→ **DATA SUPPLIED**:

┄┄┄┄┄┄

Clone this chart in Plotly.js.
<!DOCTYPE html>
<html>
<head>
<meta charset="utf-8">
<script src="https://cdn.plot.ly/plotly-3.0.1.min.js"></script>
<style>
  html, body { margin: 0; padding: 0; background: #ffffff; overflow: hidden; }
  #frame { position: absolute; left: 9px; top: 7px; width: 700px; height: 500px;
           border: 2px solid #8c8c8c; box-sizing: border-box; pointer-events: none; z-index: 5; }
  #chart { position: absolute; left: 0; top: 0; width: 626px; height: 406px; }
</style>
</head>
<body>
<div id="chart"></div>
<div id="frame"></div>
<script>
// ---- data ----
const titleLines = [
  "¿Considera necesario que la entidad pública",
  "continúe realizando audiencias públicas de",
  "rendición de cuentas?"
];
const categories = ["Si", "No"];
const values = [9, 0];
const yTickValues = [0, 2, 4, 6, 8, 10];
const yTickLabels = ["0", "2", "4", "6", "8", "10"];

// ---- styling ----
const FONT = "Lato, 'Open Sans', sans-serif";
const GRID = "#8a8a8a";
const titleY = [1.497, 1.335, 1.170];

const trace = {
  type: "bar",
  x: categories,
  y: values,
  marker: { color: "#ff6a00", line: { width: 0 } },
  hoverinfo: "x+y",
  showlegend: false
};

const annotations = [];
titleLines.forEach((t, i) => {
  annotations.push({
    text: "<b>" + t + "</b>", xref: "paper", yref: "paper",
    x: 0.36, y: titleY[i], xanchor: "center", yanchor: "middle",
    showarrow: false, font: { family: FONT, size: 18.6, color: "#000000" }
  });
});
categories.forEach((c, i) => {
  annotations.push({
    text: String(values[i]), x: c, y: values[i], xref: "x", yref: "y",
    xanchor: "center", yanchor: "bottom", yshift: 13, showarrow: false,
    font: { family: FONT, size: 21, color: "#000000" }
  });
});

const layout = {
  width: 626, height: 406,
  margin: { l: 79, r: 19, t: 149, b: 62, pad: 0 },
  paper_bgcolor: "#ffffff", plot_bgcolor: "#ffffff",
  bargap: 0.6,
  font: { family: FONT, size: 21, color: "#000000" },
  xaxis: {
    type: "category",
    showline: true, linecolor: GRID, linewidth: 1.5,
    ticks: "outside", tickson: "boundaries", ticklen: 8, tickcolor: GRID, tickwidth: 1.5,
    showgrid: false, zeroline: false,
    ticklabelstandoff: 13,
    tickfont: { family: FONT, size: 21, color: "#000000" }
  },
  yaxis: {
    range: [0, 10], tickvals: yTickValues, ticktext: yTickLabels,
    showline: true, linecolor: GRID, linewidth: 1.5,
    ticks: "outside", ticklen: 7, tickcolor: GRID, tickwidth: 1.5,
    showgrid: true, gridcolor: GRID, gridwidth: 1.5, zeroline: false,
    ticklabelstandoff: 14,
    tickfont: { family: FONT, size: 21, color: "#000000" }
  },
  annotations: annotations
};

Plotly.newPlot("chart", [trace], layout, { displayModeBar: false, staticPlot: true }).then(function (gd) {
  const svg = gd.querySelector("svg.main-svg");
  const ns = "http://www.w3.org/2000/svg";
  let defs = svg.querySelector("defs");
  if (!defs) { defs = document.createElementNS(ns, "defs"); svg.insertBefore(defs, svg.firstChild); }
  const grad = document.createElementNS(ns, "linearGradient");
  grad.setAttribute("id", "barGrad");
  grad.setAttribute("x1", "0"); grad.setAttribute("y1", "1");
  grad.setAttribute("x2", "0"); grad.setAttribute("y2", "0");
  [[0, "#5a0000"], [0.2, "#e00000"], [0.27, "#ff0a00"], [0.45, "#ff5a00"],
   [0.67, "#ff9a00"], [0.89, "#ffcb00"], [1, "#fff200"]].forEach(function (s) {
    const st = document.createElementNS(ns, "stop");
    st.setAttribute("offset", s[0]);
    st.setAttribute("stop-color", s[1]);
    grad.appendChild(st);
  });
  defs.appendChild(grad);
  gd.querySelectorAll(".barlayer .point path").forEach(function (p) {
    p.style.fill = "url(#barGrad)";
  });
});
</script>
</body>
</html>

┄┄┄┄┄┄

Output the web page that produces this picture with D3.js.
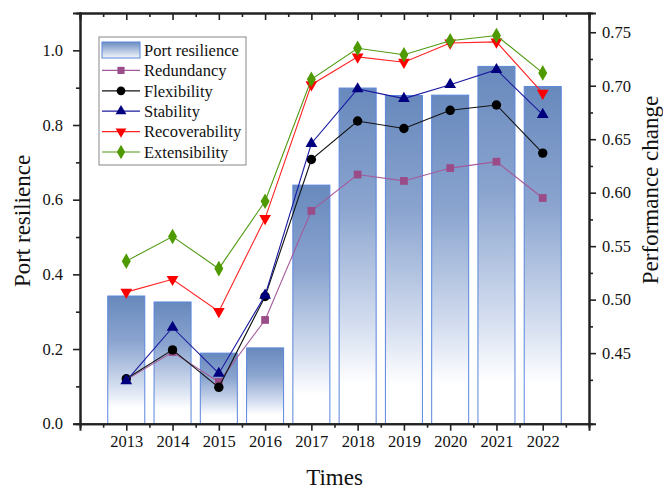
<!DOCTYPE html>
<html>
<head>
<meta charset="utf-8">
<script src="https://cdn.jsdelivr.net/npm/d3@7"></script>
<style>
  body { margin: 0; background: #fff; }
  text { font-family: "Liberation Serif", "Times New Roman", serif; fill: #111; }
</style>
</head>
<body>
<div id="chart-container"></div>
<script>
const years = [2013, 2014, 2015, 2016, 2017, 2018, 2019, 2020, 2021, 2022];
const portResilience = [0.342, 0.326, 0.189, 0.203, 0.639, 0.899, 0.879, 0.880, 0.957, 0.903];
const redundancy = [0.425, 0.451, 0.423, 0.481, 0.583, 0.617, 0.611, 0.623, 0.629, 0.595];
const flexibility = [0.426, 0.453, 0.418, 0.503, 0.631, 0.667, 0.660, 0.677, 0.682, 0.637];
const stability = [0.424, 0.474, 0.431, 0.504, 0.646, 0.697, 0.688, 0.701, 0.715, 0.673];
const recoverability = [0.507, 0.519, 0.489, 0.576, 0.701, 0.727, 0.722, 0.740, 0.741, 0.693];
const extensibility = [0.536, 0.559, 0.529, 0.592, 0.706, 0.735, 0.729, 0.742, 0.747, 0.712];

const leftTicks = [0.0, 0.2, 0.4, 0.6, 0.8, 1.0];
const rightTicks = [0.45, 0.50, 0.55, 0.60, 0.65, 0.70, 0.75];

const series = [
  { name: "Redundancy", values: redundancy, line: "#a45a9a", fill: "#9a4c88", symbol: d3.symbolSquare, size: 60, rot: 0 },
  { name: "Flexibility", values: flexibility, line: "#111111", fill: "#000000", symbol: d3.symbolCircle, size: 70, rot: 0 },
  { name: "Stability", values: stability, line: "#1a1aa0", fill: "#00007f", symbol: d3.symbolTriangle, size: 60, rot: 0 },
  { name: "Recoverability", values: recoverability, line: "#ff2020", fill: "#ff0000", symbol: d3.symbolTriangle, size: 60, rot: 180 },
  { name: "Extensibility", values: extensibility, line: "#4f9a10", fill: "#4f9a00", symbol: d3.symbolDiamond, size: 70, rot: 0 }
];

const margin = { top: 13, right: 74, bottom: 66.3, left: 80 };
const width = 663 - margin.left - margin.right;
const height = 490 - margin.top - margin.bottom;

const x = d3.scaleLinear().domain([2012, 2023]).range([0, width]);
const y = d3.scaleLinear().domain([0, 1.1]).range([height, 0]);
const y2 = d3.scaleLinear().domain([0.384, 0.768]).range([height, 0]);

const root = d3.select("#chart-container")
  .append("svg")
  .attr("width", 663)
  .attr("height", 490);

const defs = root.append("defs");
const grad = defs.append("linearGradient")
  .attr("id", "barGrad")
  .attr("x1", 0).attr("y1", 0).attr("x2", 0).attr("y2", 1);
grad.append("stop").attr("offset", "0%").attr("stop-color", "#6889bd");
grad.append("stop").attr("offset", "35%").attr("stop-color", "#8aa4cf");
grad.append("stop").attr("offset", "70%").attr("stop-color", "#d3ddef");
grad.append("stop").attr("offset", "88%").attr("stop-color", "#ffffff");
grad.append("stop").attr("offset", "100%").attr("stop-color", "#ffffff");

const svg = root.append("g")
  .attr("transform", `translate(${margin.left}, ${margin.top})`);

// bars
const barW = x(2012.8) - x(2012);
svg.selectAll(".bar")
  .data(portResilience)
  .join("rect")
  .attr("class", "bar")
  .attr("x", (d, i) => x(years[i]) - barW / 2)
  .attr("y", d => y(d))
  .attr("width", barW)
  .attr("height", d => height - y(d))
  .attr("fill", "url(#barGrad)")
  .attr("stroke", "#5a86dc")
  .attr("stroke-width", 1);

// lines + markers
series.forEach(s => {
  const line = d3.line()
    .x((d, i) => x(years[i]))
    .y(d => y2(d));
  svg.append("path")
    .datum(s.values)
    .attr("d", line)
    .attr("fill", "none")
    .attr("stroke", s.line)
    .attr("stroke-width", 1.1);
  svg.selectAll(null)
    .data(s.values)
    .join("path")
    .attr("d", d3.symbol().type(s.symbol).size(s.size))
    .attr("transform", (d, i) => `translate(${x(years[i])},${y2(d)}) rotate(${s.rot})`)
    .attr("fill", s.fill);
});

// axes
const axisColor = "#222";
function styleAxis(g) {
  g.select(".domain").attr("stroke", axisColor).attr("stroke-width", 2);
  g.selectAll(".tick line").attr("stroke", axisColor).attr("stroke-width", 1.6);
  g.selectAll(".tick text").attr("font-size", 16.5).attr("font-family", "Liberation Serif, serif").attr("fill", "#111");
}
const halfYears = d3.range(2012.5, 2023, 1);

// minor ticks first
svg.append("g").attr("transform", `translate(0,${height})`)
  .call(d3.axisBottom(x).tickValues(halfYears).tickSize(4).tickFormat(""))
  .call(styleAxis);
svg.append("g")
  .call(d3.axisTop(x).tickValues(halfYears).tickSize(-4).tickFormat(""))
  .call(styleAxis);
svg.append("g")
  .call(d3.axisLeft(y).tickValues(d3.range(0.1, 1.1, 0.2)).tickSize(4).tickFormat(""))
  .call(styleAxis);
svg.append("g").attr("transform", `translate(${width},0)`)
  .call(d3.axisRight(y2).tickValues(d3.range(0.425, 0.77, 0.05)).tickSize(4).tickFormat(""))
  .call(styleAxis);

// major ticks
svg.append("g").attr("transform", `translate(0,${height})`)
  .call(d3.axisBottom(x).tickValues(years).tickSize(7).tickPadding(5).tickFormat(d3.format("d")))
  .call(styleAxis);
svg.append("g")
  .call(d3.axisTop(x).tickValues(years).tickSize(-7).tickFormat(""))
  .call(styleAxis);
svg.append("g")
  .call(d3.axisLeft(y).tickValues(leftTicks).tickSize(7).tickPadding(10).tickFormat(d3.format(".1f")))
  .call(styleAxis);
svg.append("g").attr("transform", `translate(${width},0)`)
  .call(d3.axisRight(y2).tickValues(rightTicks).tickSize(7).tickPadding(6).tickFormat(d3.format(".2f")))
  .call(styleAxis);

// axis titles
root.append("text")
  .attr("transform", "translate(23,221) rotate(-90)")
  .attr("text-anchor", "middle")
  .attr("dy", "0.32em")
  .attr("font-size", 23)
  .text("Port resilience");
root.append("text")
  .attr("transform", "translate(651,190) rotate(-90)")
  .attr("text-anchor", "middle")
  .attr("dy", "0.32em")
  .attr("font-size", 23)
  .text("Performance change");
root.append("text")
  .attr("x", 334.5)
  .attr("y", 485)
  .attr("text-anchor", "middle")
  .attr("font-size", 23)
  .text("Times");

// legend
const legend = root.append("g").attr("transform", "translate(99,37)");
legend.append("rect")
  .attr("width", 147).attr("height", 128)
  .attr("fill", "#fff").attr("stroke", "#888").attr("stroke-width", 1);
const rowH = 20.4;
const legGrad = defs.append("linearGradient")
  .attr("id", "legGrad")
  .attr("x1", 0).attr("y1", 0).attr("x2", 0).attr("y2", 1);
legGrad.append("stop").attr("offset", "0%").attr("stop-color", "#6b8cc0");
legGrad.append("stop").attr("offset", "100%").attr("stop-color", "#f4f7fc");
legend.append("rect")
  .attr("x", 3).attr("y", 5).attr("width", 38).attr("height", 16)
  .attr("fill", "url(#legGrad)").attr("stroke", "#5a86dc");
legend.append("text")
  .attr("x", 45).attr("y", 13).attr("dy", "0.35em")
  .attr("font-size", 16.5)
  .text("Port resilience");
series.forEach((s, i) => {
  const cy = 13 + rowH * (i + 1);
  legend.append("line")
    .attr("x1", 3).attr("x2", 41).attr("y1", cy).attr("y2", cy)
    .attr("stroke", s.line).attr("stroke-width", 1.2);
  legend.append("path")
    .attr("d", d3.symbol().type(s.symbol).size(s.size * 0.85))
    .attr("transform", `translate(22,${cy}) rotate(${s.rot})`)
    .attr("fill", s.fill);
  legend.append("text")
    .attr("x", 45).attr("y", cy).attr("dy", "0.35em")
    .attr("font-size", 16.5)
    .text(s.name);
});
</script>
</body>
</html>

┄┄┄┄┄┄

→ **DO THIS**: Write out exactly the lines from the one that has "Output the web" down to the one that has "const rightTicks = [0.45, 0.50, 0.55, 0.60, 0.65, 0.70, 0.75];", including both. Pictures stay out of the copy.

→ **EXPECTED ANSWER**:
Output the web page that produces this picture with D3.js.
<!DOCTYPE html>
<html>
<head>
<meta charset="utf-8">
<script src="https://cdn.jsdelivr.net/npm/d3@7"></script>
<style>
  body { margin: 0; background: #fff; }
  text { font-family: "Liberation Serif", "Times New Roman", serif; fill: #111; }
</style>
</head>
<body>
<div id="chart-container"></div>
<script>
const years = [2013, 2014, 2015, 2016, 2017, 2018, 2019, 2020, 2021, 2022];
const portResilience = [0.342, 0.326, 0.189, 0.203, 0.639, 0.899, 0.879, 0.880, 0.957, 0.903];
const redundancy = [0.425, 0.451, 0.423, 0.481, 0.583, 0.617, 0.611, 0.623, 0.629, 0.595];
const flexibility = [0.426, 0.453, 0.418, 0.503, 0.631, 0.667, 0.660, 0.677, 0.682, 0.637];
const stability = [0.424, 0.474, 0.431, 0.504, 0.646, 0.697, 0.688, 0.701, 0.715, 0.673];
const recoverability = [0.507, 0.519, 0.489, 0.576, 0.701, 0.727, 0.722, 0.740, 0.741, 0.693];
const extensibility = [0.536, 0.559, 0.529, 0.592, 0.706, 0.735, 0.729, 0.742, 0.747, 0.712];

const leftTicks = [0.0, 0.2, 0.4, 0.6, 0.8, 1.0];
const rightTicks = [0.45, 0.50, 0.55, 0.60, 0.65, 0.70, 0.75];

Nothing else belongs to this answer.